#### What the exercise asks
State how many lines of the records contain the string "this". Give the number alone.

■ ■ ■ ■

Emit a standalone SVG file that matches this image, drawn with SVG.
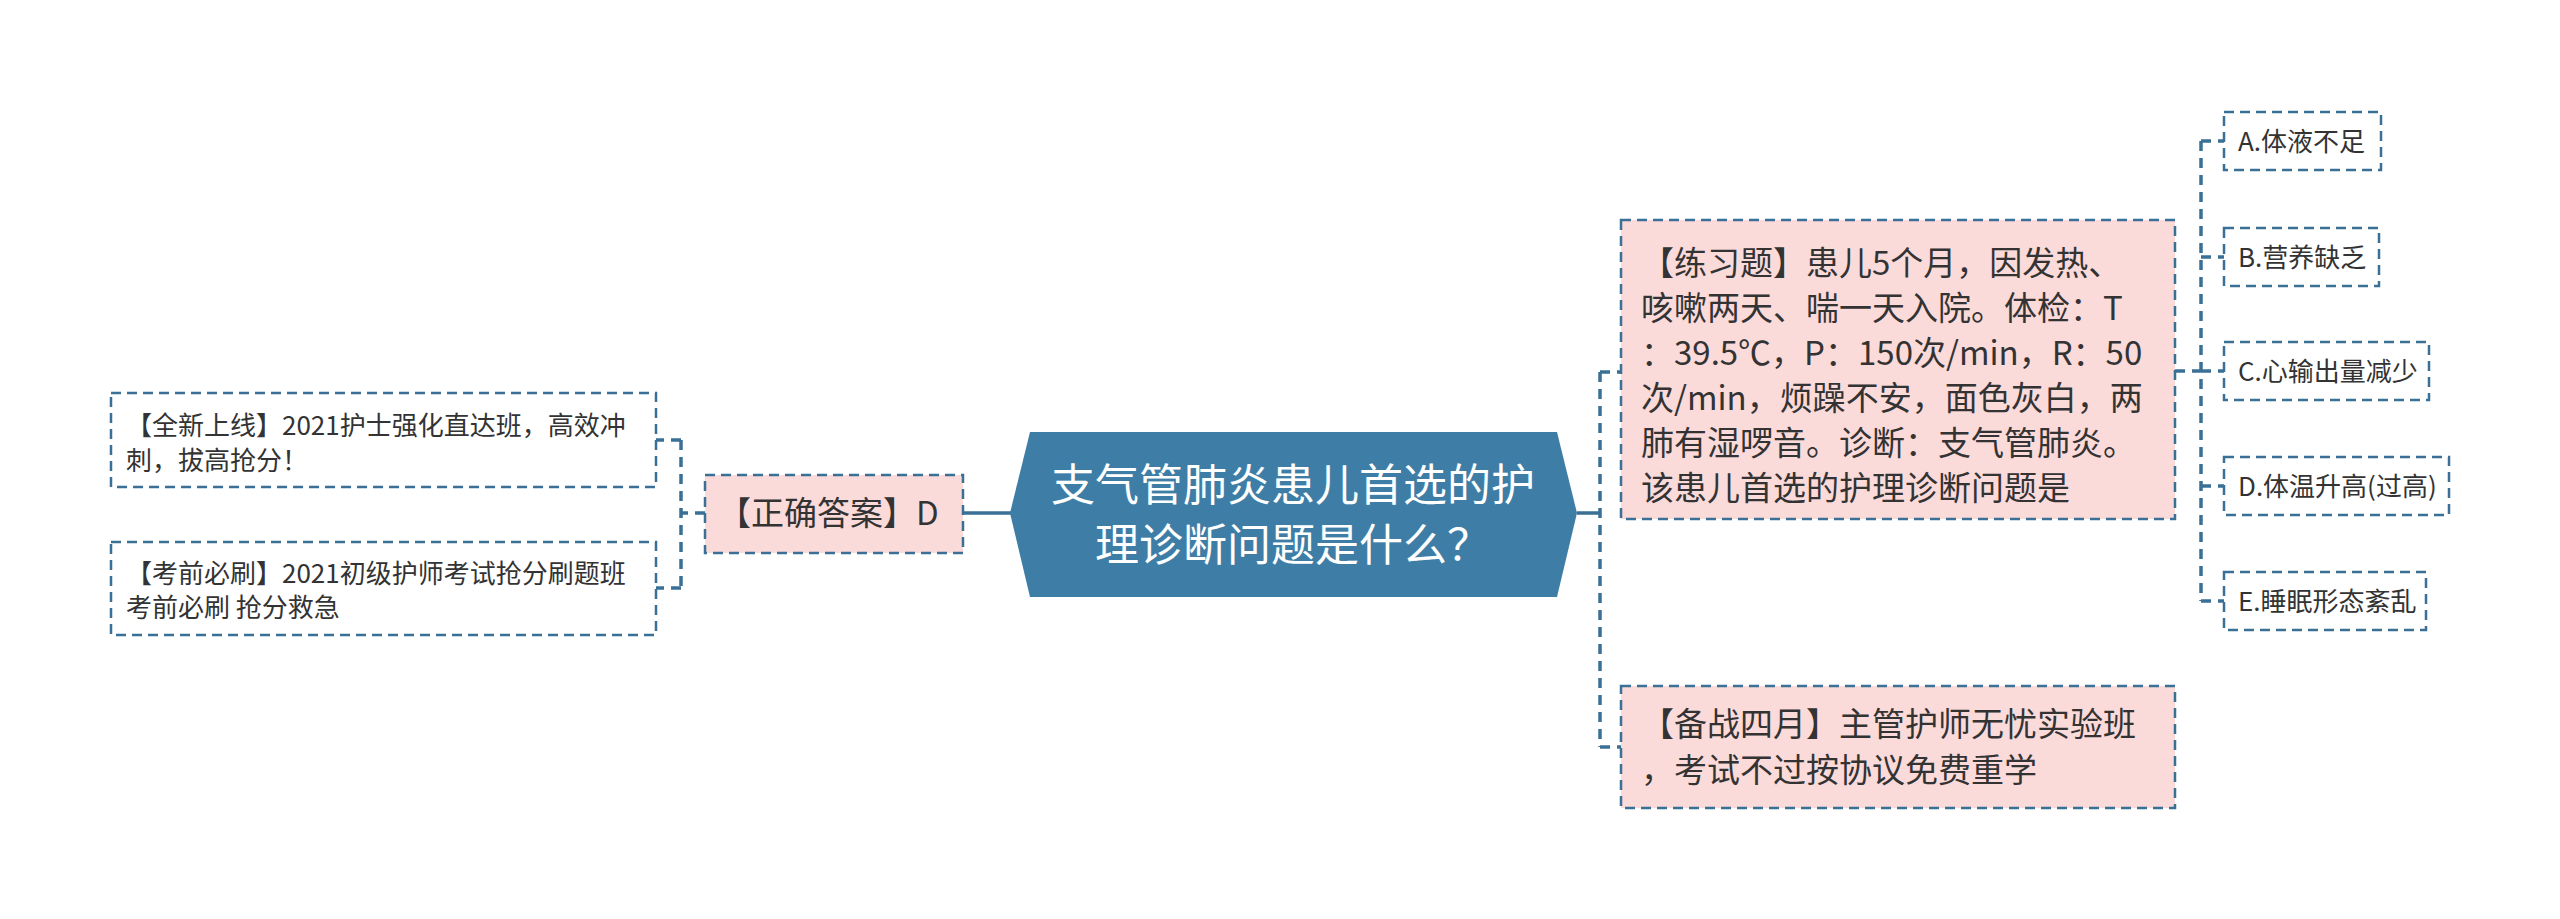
<svg xmlns="http://www.w3.org/2000/svg" width="2560" height="919" viewBox="0 0 2560 919">
<style>
.bg{fill:#ffffff}
.hex{fill:#3e7ea6}
.box{fill:#fbdada;stroke:#3a7096;stroke-width:2.5;stroke-dasharray:10 6}
.opt{fill:#ffffff;stroke:#3a7096;stroke-width:2.5;stroke-dasharray:10 6}
.solid{fill:none;stroke:#3a7096;stroke-width:3.5}
.dash{fill:none;stroke:#3a7096;stroke-width:3.5;stroke-dasharray:10 7}
text{font-family:"Noto Sans CJK SC","Microsoft YaHei",sans-serif;fill:#333333}
.t44{font-size:44px;fill:#ffffff}
.t33{font-size:33px}
.t26{font-size:26px}
</style>
<rect class="bg" x="0" y="0" width="2560" height="919"/>
<g id="connectors">
<path class="solid" d="M963 513 H1012"/>
<path class="dash" d="M705 513 H681 M681 440 V588 M681 440 H656 M681 588 H656"/>
<path class="solid" d="M1577 513 H1600"/>
<path class="dash" d="M1600 372 V747 M1600 372 H1621 M1600 747 H1621"/>
<path class="dash" d="M2175 371 H2201 M2201 141 V601 M2201 141 H2224 M2201 257 H2224 M2201 371 H2224 M2201 486 H2224 M2201 601 H2224"/>
</g>
<g id="root">
<polygon class="hex" points="1030,432 1557,432 1577,513 1557,597 1030,597 1010,513"/>
<text class="t44" x="1293" y="501" text-anchor="middle">支气管肺炎患儿首选的护</text>
<text class="t44" x="1293" y="561" text-anchor="middle">理诊断问题是什么？</text>
</g>
<g id="answer">
<rect class="box" x="705" y="475" width="258" height="78"/>
<text class="t33" x="718" y="525">【正确答案】D</text>
</g>
<g id="ad1">
<rect class="opt" x="111" y="393" width="545" height="94"/>
<text class="t26" x="126" y="435">【全新上线】2021护士强化直达班，高效冲</text>
<text class="t26" x="126" y="470">刺，拔高抢分！</text>
</g>
<g id="ad2">
<rect class="opt" x="111" y="542" width="545" height="93"/>
<text class="t26" x="126" y="583">【考前必刷】2021初级护师考试抢分刷题班</text>
<text class="t26" x="126" y="617">考前必刷 抢分救急</text>
</g>
<g id="question">
<rect class="box" x="1621" y="220" width="554" height="299"/>
<text class="t33" x="1641" y="275">【练习题】患儿5个月，因发热、</text>
<text class="t33" x="1641" y="320">咳嗽两天、喘一天入院。体检：T</text>
<text class="t33" x="1641" y="365">：39.5℃，P：150次/min，R：50</text>
<text class="t33" x="1641" y="410">次/min，烦躁不安，面色灰白，两</text>
<text class="t33" x="1641" y="455">肺有湿啰音。诊断：支气管肺炎。</text>
<text class="t33" x="1641" y="500">该患儿首选的护理诊断问题是</text>
</g>
<g id="ad3">
<rect class="box" x="1621" y="686" width="554" height="122"/>
<text class="t33" x="1641" y="736">【备战四月】主管护师无忧实验班</text>
<text class="t33" x="1641" y="782">，考试不过按协议免费重学</text>
</g>
<g id="optA">
<rect class="opt" x="2224" y="112" width="157" height="58"/>
<text class="t26" x="2238" y="151">A.体液不足</text>
</g>
<g id="optB">
<rect class="opt" x="2224" y="228" width="155" height="58"/>
<text class="t26" x="2238" y="267">B.营养缺乏</text>
</g>
<g id="optC">
<rect class="opt" x="2224" y="342" width="205" height="58"/>
<text class="t26" x="2238" y="381">C.心输出量减少</text>
</g>
<g id="optD">
<rect class="opt" x="2224" y="457" width="225" height="58"/>
<text class="t26" x="2238" y="496">D.体温升高(过高)</text>
</g>
<g id="optE">
<rect class="opt" x="2224" y="572" width="202" height="58"/>
<text class="t26" x="2238" y="611">E.睡眠形态紊乱</text>
</g>
</svg>
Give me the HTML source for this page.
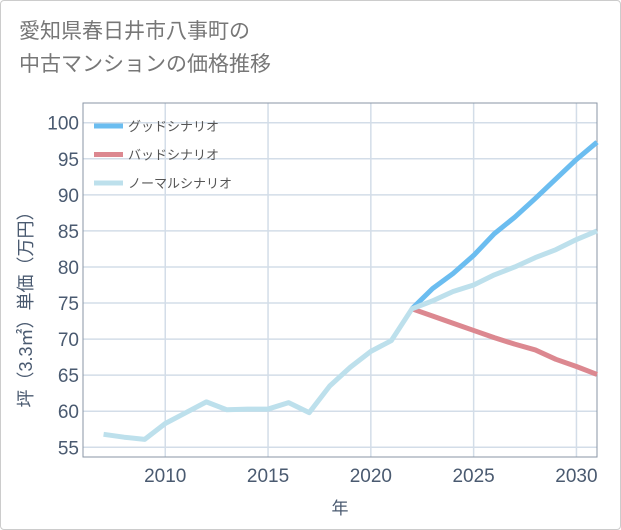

■ ■ ■ ■

#### Written answer
2